Chemistry Project Abstract
INVESTIGATION INTO NICKEL - BASED HEUSLER ALLOYS FOR USE IN ACTUATORS
Presenter:
Zheyan Chen, Illinois Mathematics and Science Academy, 1500 West Sullivan Road, Aurora, IL, 60506; jennyc@imsa.edu
Mentor:
Professor Philip Nash, Director, Illinois Institute of Technology, Thermal Processing Technology Center, 10 W. 32nd St., Chicago, IL, 60616; 312-567-3056; nash@iit.edu
Abstract:
Smart materials, and the related area of smart structures and systems, will be the basis for many future technologies used in various industries. Research in smart materials is focused on developing technology to enhance ordinary objects by embedding sensors, processors, or actuators in them. Magnetostrictive materials change dimensions when exposed to a magnetic field. Although not necessarily magnetic in their individual elements, Heusler alloys of the form X2YZ exhibit magnetostrictive shape memory effects at certain temperatures. At high temperatures, these alloys exist as austenite phases.

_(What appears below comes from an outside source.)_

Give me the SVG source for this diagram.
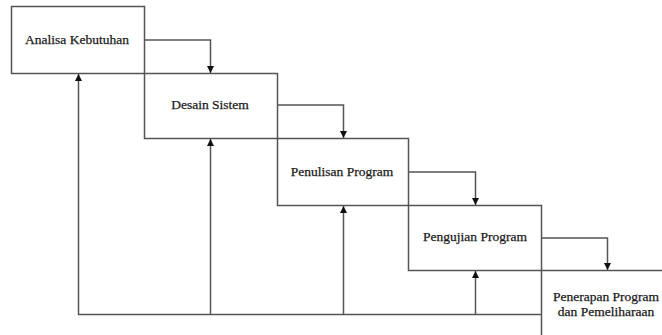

On cooling, the austenite transforms to a thermoelastic martensite. They undergo a two-stage disorder to order transition: from A2, a disordered body centered cubic lattice, to B2, a fairly ordered body centered cubic lattice, to L2 1, the fully ordered austenitic phase. The material recovers to its original shape when all the possible structures of the martensite revert back to the orientation of the austenitic memory phase. This project specifically looks at the magnetostrictive properties of two types of nickel based Heusler alloys of the forms Ni2MnX and Ni2AlX. A variety of techniques, including optical microscopy, scanning electron microscopy, X-ray diffraction analysis, 3D modeling, and differential thermal analysis were used. As actuators, these magnetostrictive alloys present a revolutionary way to introduce dynamics into mechanical systems.